If there’s not enough at stake on Earth with respect to these complex moral considerations, consider that there are people who want to “help humanity flourish among the stars.” They hope to colonize the galaxies, ensuring that trillions of people have the opportunity to exist. Folks like Elon Musk are already eyeing nearby planets. But Musk’s dream is my worst nightmare. Life on Earth is difficult enough—if we can’t effectively reduce the suffering that happens on Earth, why multiply it across the universe?

Progress is possible, but at this stage we know almost nothing about what smaller creatures like microbes and plants may experience. For that matter, we have very little information about what it takes for any creature to be sentient. As we learn more, it would be irresponsible not to consider the experiences of nonhuman creatures in our moral calculus. After all, we often make incorrect assumptions about other species, so it wouldn’t hurt to have a dose of humility about our current understanding of the world.

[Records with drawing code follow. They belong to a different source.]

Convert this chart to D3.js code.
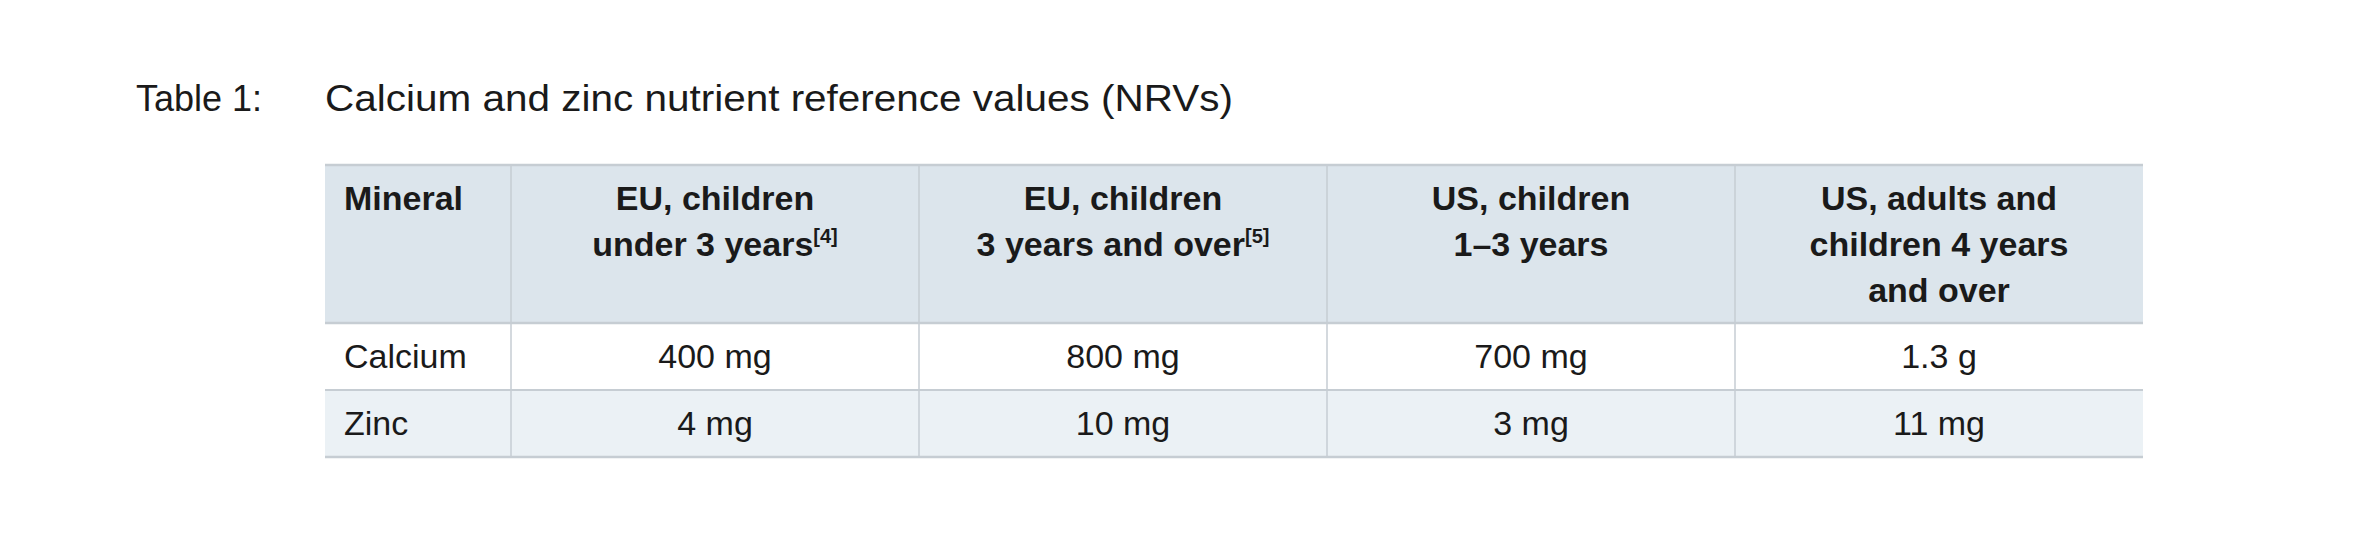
<!DOCTYPE html>
<html><head><meta charset="utf-8">
<script src="https://cdn.jsdelivr.net/npm/d3@7"></script>
<style>body{margin:0;background:#fff}svg{display:block}</style>
</head><body>
<svg id="c" width="2368" height="539"></svg>
<script>
const titleLabel = "Table 1:";
const titleText = "Calcium and zinc nutrient reference values (NRVs)";
const headers = [
  [["Mineral",""]],
  [["EU, children",""],["under 3 years","[4]"]],
  [["EU, children",""],["3 years and over","[5]"]],
  [["US, children",""],["1–3 years",""]],
  [["US, adults and",""],["children 4 years",""],["and over",""]]
];
const minerals = ["Calcium","Zinc"];
const calcium = ["400 mg","800 mg","700 mg","1.3 g"];
const zinc = ["4 mg","10 mg","3 mg","11 mg"];
const rows = [calcium, zinc];

const svg = d3.select("#c");
const F = "'Liberation Sans', Arial, Helvetica, sans-serif";
const x = d3.scaleLinear().domain([0,1,5]).range([325,511,2143]);
const y = d3.scaleLinear().domain([0,1,3]).range([165,323,457]);
const border = "#c6cdd3";

svg.append("text").attr("x",136).attr("y",111).attr("font-family",F).attr("font-size",36).attr("fill","#1a1a1a").text(titleLabel);
svg.append("text").attr("x",325).attr("y",111).attr("font-family",F).attr("font-size",36).attr("fill","#1a1a1a").attr("textLength",908).attr("lengthAdjust","spacingAndGlyphs").text(titleText);

// backgrounds
svg.append("rect").attr("x",x(0)).attr("y",y(0)).attr("width",x(5)-x(0)).attr("height",y(1)-y(0)).attr("fill","#dce5ec");
svg.append("rect").attr("x",x(0)).attr("y",y(2)).attr("width",x(5)-x(0)).attr("height",y(3)-y(2)).attr("fill","#ebf1f5");
// horizontal lines
[0,1,2,3].forEach(i=>svg.append("line").attr("x1",x(0)).attr("x2",x(5)).attr("y1",y(i)).attr("y2",y(i)).attr("stroke",border).attr("stroke-width",i===1||i===3||i===0?2.5:2));
// vertical lines
[1,2,3,4].forEach(i=>svg.append("line").attr("x1",x(i)).attr("x2",x(i)).attr("y1",y(0)).attr("y2",y(3)).attr("stroke",border).attr("stroke-width",1.5));

// headers
headers.forEach((lines,ci)=>{
  const left = ci===0;
  lines.forEach((ln,li)=>{
    const t = svg.append("text").attr("font-family",F).attr("font-size",34).attr("font-weight","bold").attr("fill","#1a1a1a")
      .attr("x", left ? x(0)+19 : (x(ci)+x(ci+1))/2).attr("y", 210+li*46)
      .attr("text-anchor", left?"start":"middle");
    t.append("tspan").text(ln[0]);
    if(ln[1]) t.append("tspan").attr("font-size",20).attr("dy",-13).text(ln[1]);
  });
});
// body
rows.forEach((r,ri)=>{
  const by = ri===0?368:435;
  svg.append("text").attr("font-family",F).attr("font-size",34).attr("fill","#1a1a1a").attr("x",x(0)+19).attr("y",by).text(minerals[ri]);
  r.forEach((v,ci)=>svg.append("text").attr("font-family",F).attr("font-size",34).attr("fill","#1a1a1a")
    .attr("x",(x(ci+1)+x(ci+2))/2).attr("y",by).attr("text-anchor","middle").text(v));
});
</script></body></html>
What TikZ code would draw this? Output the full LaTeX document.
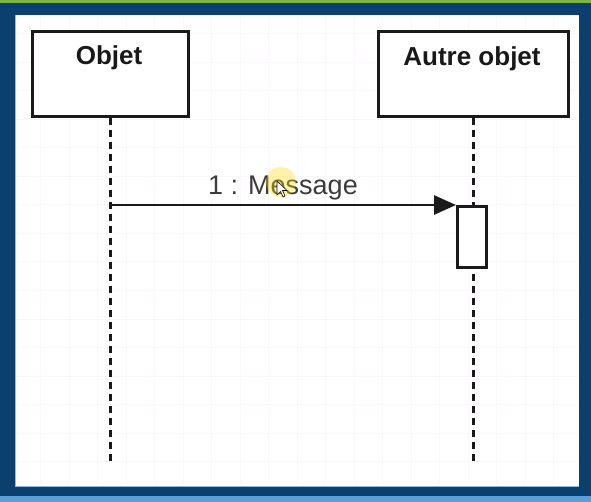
\documentclass[tikz,border=0pt]{standalone}
\usepackage{fontspec}
\setmainfont{Liberation Sans}
\usetikzlibrary{arrows.meta}
\definecolor{frameblue}{HTML}{0B3F6E}
\definecolor{topgreen}{HTML}{7DB843}
\definecolor{botblue}{HTML}{5E9ED6}
\definecolor{gridc}{HTML}{FBF6FB}
\definecolor{linec}{HTML}{1A1A1A}
\definecolor{txtc}{HTML}{3C3C3C}
\tikzset{
  objbox/.style={draw=linec, line width=3pt, fill=white, rectangle, inner sep=0pt},
  titletext/.style={font=\fontsize{26}{30}\selectfont\bfseries, text=black!90, inner sep=0pt},
  lifeline/.style={draw=linec, line width=3pt, dash pattern=on 7pt off 5pt},
  actbox/.style={draw=linec, line width=3pt, fill=white, rectangle, inner sep=0pt, minimum width=29pt, minimum height=61pt},
  msgarrow/.style={draw=linec, line width=2.8pt, -{Triangle[length=22pt,width=19pt]}},
  msgtext/.style={font=\fontsize{27}{30}\selectfont, text=txtc, inner sep=0pt}
}
\begin{document}
\begin{tikzpicture}[x=1pt,y=-1pt]
\useasboundingbox (0,0) rectangle (591,502);
% frame
\fill[frameblue] (0,0) rectangle (591,502);
\fill[topgreen] (0,0) rectangle (591,3);
\fill[botblue] (0,496) rectangle (591,502);
\fill[white] (15,15) rectangle (579,486);
\draw[botblue!70, line width=1pt] (15.5,15) -- (15.5,486) -- (579,486);
% grid
\begin{scope}
\clip (16,16) rectangle (578,485);
\foreach \i in {0,...,20} {
  \draw[gridc, line width=1pt] ({12.2+28.5*\i},16) -- ({12.2+28.5*\i},485);
  \draw[gridc, line width=1pt] (16,{5.5+28.5*\i}) -- (578,{5.5+28.5*\i});
}
\end{scope}
% boxes
\node[objbox, minimum width=156pt, minimum height=85pt, anchor=north west] (obj) at (31,30) {};
\node[objbox, minimum width=190pt, minimum height=85pt, anchor=north west] (aut) at (377,30) {};
\node[titletext, anchor=base] (objt) at (109,65) {Objet};
\node[titletext, anchor=base] (autt) at (472,66) {Autre objet};
% lifelines
\coordinate (objend) at (110,462);
\coordinate (autend) at (473,462);
\draw[lifeline] (obj.south -| objend) -- (objend);
\draw[lifeline] (aut.south -| autend) -- (autend);
% activation
\node[actbox, anchor=north west] (act) at (456,205) {};
% message
\coordinate (msgstart) at (110,205);
\draw[msgarrow] (msgstart) -- (act.north west);
\node[msgtext, anchor=base] (msg) at (283,195) {1 : Message};
% cursor highlight
\fill[yellow!80!orange, opacity=0.35] (281,182) circle (15pt);
\draw[black, fill=white, line width=0.6pt] (277,181) -- (277,195) -- (280.5,191.5) -- (283,197) -- (285,196) -- (282.5,190.5) -- (287,190.5) -- cycle;
\end{tikzpicture}
\end{document}
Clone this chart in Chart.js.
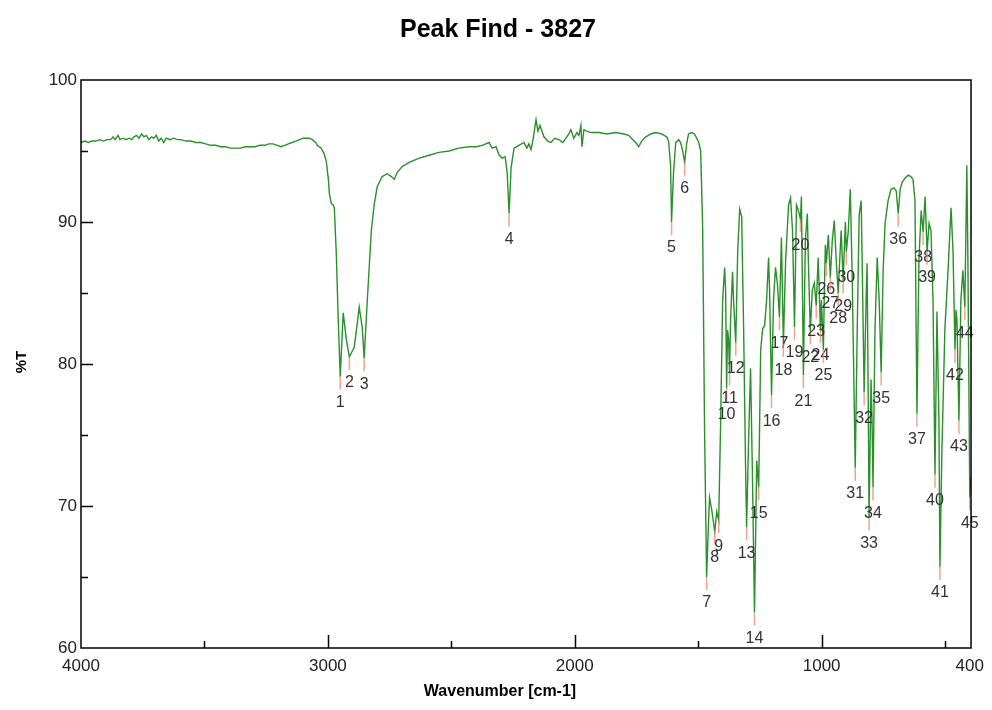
<!DOCTYPE html>
<html>
<head>
<meta charset="utf-8">
<title>Peak Find - 3827</title>
<script src="https://cdn.jsdelivr.net/npm/chart.js@4.4.1/dist/chart.umd.min.js"></script>
<style>
  html, body { margin: 0; padding: 0; background: #fff; }
  canvas { display: block; }
</style>
</head>
<body>
<canvas id="spectrum" width="992" height="710"></canvas>
<script>
// IR spectrum, wavenumber [cm-1] vs %T
const specWn = [
  4000, 3985, 3970, 3955, 3940, 3925, 3910, 3895, 3880, 3870, 3862, 3850, 3842, 3830, 3818, 3805,
  3795, 3785, 3775, 3765, 3755, 3745, 3735, 3725, 3715, 3705, 3695, 3685, 3675, 3665, 3655, 3640,
  3625, 3610, 3595, 3575, 3555, 3535, 3515, 3495, 3475, 3455, 3435, 3415, 3395, 3375, 3355, 3335,
  3315, 3295, 3275, 3255, 3240, 3222, 3205, 3190, 3175, 3160, 3145, 3130, 3115, 3100, 3087, 3075,
  3063, 3050, 3043, 3027, 3015, 3006, 2998, 2994, 2986, 2978, 2974, 2966, 2958, 2950, 2938, 2925,
  2913, 2893, 2873, 2861, 2853, 2841, 2824, 2812, 2800, 2780, 2760, 2743, 2731, 2719, 2699, 2671,
  2630, 2590, 2550, 2509, 2470, 2428, 2400, 2375, 2347, 2335, 2319, 2306, 2294, 2282, 2274, 2266,
  2258, 2246, 2226, 2206, 2194, 2186, 2177, 2169, 2157, 2149, 2141, 2125, 2109, 2097, 2081, 2064,
  2048, 2036, 2024, 2016, 2004, 1991, 1983, 1975, 1971, 1963, 1951, 1935, 1902, 1870, 1834, 1801,
  1781, 1765, 1753, 1741, 1729, 1712, 1692, 1672, 1648, 1628, 1620, 1612, 1608, 1600, 1591, 1579,
  1571, 1563, 1555, 1547, 1539, 1527, 1515, 1506, 1498, 1490, 1482, 1474, 1466, 1458, 1454, 1445,
  1433, 1425, 1417, 1409, 1401, 1393, 1389, 1385, 1381, 1377, 1373, 1369, 1361, 1357, 1348, 1340,
  1332, 1324, 1316, 1308, 1304, 1296, 1288, 1280, 1272, 1263, 1255, 1247, 1239, 1231, 1223, 1215,
  1211, 1203, 1195, 1187, 1179, 1171, 1163, 1155, 1146, 1134, 1126, 1118, 1110, 1102, 1094, 1086,
  1082, 1074, 1066, 1058, 1054, 1046, 1038, 1030, 1022, 1014, 1005, 1001, 993, 989, 985, 981,
  973, 965, 957, 949, 941, 933, 925, 921, 913, 904, 900, 892, 884, 876, 864, 856,
  848, 840, 836, 828, 820, 816, 812, 808, 800, 796, 792, 784, 775, 767, 759, 751,
  743, 731, 719, 707, 698, 690, 682, 674, 662, 650, 638, 630, 622, 614, 606, 597,
  589, 581, 573, 565, 557, 549, 541, 533, 525, 521, 513, 501, 488, 476, 468, 460,
  456, 452, 444, 436, 428, 420, 412, 408, 400, 396
];
const specT = [
  95.6, 95.7, 95.6, 95.7, 95.7, 95.8, 95.7, 95.8, 95.8, 96.0, 95.8, 96.1, 95.8, 95.9, 95.8, 95.9,
  95.8, 96.0, 96.1, 95.9, 96.2, 96.0, 96.1, 95.8, 96.0, 95.9, 96.1, 95.7, 95.9, 95.6, 95.9, 95.8,
  95.9, 95.8, 95.8, 95.7, 95.7, 95.6, 95.6, 95.5, 95.4, 95.4, 95.3, 95.3, 95.2, 95.2, 95.2, 95.3,
  95.3, 95.3, 95.4, 95.4, 95.5, 95.5, 95.4, 95.3, 95.4, 95.5, 95.6, 95.7, 95.8, 95.9, 95.9, 95.9,
  95.8, 95.6, 95.4, 95.2, 94.8, 94.2, 93.0, 92.0, 91.3, 91.2, 91.0, 87.8, 83.1, 79.1, 83.6, 81.7,
  80.5, 81.2, 84.0, 82.6, 80.4, 84.3, 89.4, 91.3, 92.5, 93.2, 93.4, 93.2, 93.0, 93.5, 93.9, 94.2,
  94.5, 94.7, 94.9, 95.0, 95.2, 95.3, 95.3, 95.4, 95.6, 95.2, 95.3, 94.7, 94.5, 94.6, 93.5, 90.6,
  93.8, 95.2, 95.4, 95.6, 95.2, 95.5, 95.1, 95.8, 97.2, 96.4, 96.8, 96.0, 95.7, 95.6, 95.9, 95.8,
  95.6, 95.9, 96.2, 96.5, 95.9, 96.3, 96.1, 96.8, 95.3, 96.5, 96.4, 96.3, 96.3, 96.2, 96.3, 96.2,
  96.1, 95.8, 95.6, 95.3, 95.7, 96.0, 96.2, 96.3, 96.2, 96.0, 95.7, 94.0, 90.0, 93.5, 95.6, 95.8,
  95.6, 95.0, 94.2, 95.5, 96.2, 96.3, 96.2, 95.9, 95.6, 95.0, 89.6, 75.0, 65.0, 69.0, 70.6, 69.7,
  68.2, 69.6, 69.0, 76.1, 84.5, 86.8, 85.2, 78.3, 82.4, 81.7, 79.4, 83.1, 86.5, 84.5, 81.5, 88.0,
  90.9, 90.4, 82.4, 72.5, 68.5, 74.6, 79.7, 71.8, 62.5, 73.2, 71.3, 81.0, 82.5, 82.7, 84.5, 87.5,
  85.2, 77.8, 84.5, 86.8, 85.6, 83.3, 88.9, 81.4, 87.3, 91.2, 91.7, 89.4, 82.6, 91.2, 90.8, 90.2,
  91.8, 79.2, 88.7, 90.6, 87.3, 82.3, 85.2, 85.7, 84.1, 87.5, 82.4, 84.5, 81.0, 85.2, 88.4, 87.1,
  89.1, 86.1, 88.7, 90.1, 87.3, 85.0, 88.0, 89.4, 85.9, 90.0, 87.9, 89.4, 92.3, 85.9, 72.7, 82.4,
  90.5, 91.5, 87.3, 78.0, 84.5, 87.1, 78.9, 69.2, 78.9, 76.1, 71.3, 82.4, 87.5, 84.5, 79.4, 86.6,
  89.9, 91.5, 92.3, 92.4, 92.2, 90.6, 92.3, 92.8, 93.1, 93.3, 93.2, 93.0, 91.5, 76.5, 87.3, 90.8,
  89.3, 91.8, 87.9, 89.9, 89.4, 84.5, 72.2, 83.7, 76.1, 65.7, 73.9, 82.4, 86.6, 91.0, 88.0, 81.0,
  83.8, 83.1, 76.0, 84.5, 86.6, 84.0, 94.0, 88.0, 70.6, 72.0
];

// picked peaks, numbered 1..45 in order
const peakWn = [
  2950, 2913, 2853, 2266, 1608, 1555, 1466, 1433, 1417, 1385, 1373, 1348, 1304, 1272, 1255,
  1203, 1171, 1155, 1110, 1086, 1074, 1046, 1022, 1005, 993, 981, 965, 933, 913, 900,
  864, 828, 808, 792, 759, 690, 614, 589, 573, 541, 521, 460, 444, 420, 400
];
const peakT = [
  79.1, 80.5, 80.4, 90.6, 90.0, 94.2, 65.0, 68.2, 69.0, 78.3, 79.4, 81.5, 68.5, 62.5, 71.3,
  77.8, 83.3, 81.4, 82.6, 90.2, 79.2, 82.3, 84.1, 82.4, 81.0, 87.1, 86.1, 85.0, 85.9, 87.9,
  72.7, 78.0, 69.2, 71.3, 79.4, 90.6, 76.5, 89.3, 87.9, 72.2, 65.7, 81.0, 76.0, 84.0, 70.6
];

const xTickLabels = [4000, 3000, 2000, 1000, 400];
const xTickMajor = [3000, 2000, 1000];
const xTickMinor = [3500, 2500, 1500, 500];
const yTickLabels = [60, 70, 80, 90, 100];
const yTickMajor = [70, 80, 90];
const yTickMinor = [65, 75, 85, 95];

const FONT = "'Liberation Sans', Arial, Helvetica, sans-serif";

const points = specWn.map((w, i) => ({ x: w, y: specT[i] }));

const frame = {
  id: "frame",
  afterDatasetsDraw(chart) {
    const { ctx, scales: { x, y } } = chart;
    ctx.save();
    // peak markers + numbers
    ctx.font = "16px " + FONT;
    ctx.textAlign = "center";
    ctx.textBaseline = "middle";
    peakWn.forEach((w, i) => {
      const px = x.getPixelForValue(w);
      const py = y.getPixelForValue(peakT[i]);
      ctx.strokeStyle = "rgba(238, 130, 110, 0.75)";
      ctx.lineWidth = 1.5;
      ctx.beginPath();
      ctx.moveTo(px, py);
      ctx.lineTo(px, py + 13);
      ctx.stroke();
      ctx.fillStyle = "#333";
      ctx.fillText(String(i + 1), px, py + 26);
    });
    ctx.restore();
  },
  afterDraw(chart) {
    const { ctx, chartArea: a, scales: { x, y } } = chart;
    ctx.save();
    ctx.strokeStyle = "#000";
    ctx.lineWidth = 1.5;
    ctx.strokeRect(a.left, a.top, a.right - a.left, a.bottom - a.top);

    // inward tick marks
    ctx.beginPath();
    xTickMajor.forEach(v => {
      const px = Math.round(x.getPixelForValue(v)) + 0.5;
      ctx.moveTo(px, a.bottom); ctx.lineTo(px, a.bottom - 13);
    });
    xTickMinor.forEach(v => {
      const px = Math.round(x.getPixelForValue(v)) + 0.5;
      ctx.moveTo(px, a.bottom); ctx.lineTo(px, a.bottom - 7);
    });
    yTickMajor.forEach(v => {
      const py = Math.round(y.getPixelForValue(v)) + 0.5;
      ctx.moveTo(a.left, py); ctx.lineTo(a.left + 12, py);
    });
    yTickMinor.forEach(v => {
      const py = Math.round(y.getPixelForValue(v)) + 0.5;
      ctx.moveTo(a.left, py); ctx.lineTo(a.left + 7, py);
    });
    ctx.stroke();

    // titles
    ctx.fillStyle = "#000";
    ctx.textAlign = "center";
    ctx.textBaseline = "middle";
    ctx.font = "bold 25px " + FONT;
    ctx.fillText("Peak Find - 3827", 498, 30);
    ctx.font = "bold 16px " + FONT;
    ctx.fillText("Wavenumber [cm-1]", 500, 692);
    ctx.translate(22, 362);
    ctx.rotate(-Math.PI / 2);
    ctx.font = "bold 15px " + FONT;
    ctx.fillText("%T", 0, 0);
    ctx.restore();
  }
};

new Chart(document.getElementById("spectrum"), {
  type: "scatter",
  data: {
    datasets: [{
      data: points,
      showLine: true,
      borderColor: "#2b8f2b",
      borderWidth: 1.4,
      pointRadius: 0,
      tension: 0
    }]
  },
  options: {
    responsive: false,
    animation: false,
    layout: { padding: { top: 80, right: 19, left: 0, bottom: 0 } },
    scales: {
      x: {
        type: "linear",
        reverse: true,
        min: 395,
        max: 4000,
        afterFit: s => { s.height = 62; },
        afterBuildTicks: s => { s.ticks = xTickLabels.map(v => ({ value: v })); },
        grid: { display: false, drawTicks: false, tickLength: 0 },
        border: { display: false },
        ticks: {
          padding: 8,
          color: "#222",
          font: { family: FONT, size: 17 },
          maxRotation: 0,
          autoSkip: false,
          callback: v => String(v)
        }
      },
      y: {
        min: 60,
        max: 100,
        afterFit: s => { s.width = 81; },
        afterBuildTicks: s => { s.ticks = yTickLabels.map(v => ({ value: v })); },
        grid: { display: false, drawTicks: false, tickLength: 0 },
        border: { display: false },
        ticks: {
          padding: 4,
          color: "#222",
          font: { family: FONT, size: 17 },
          callback: v => String(v)
        }
      }
    },
    plugins: {
      legend: { display: false },
      tooltip: { enabled: false },
      title: { display: false }
    }
  },
  plugins: [frame]
});
</script>
</body>
</html>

For these reasons and more, Sebo is right to caution us not to make “high-stakes decisions through classical utilitarian reasoning alone.” The real world is, and always will be, much more layered and complex than any philosophical thought experiment, by design. The conclusion he comes to (which I share) is not that we should necessarily prioritize microbial welfare over human welfare, but that we should at least consider the well-being of microbes much more carefully than we currently do (which is to say, hardly at all). In other words, even if we “matter” more than they do, the moral significance of individuals who differ from ourselves may still be far greater than we currently appreciate. We have a long history of excluding certain sets of individuals from our moral circle, only to later regret it. To not learn our lesson this time, when trillions upon trillions may depend on it, would be truly repugnant.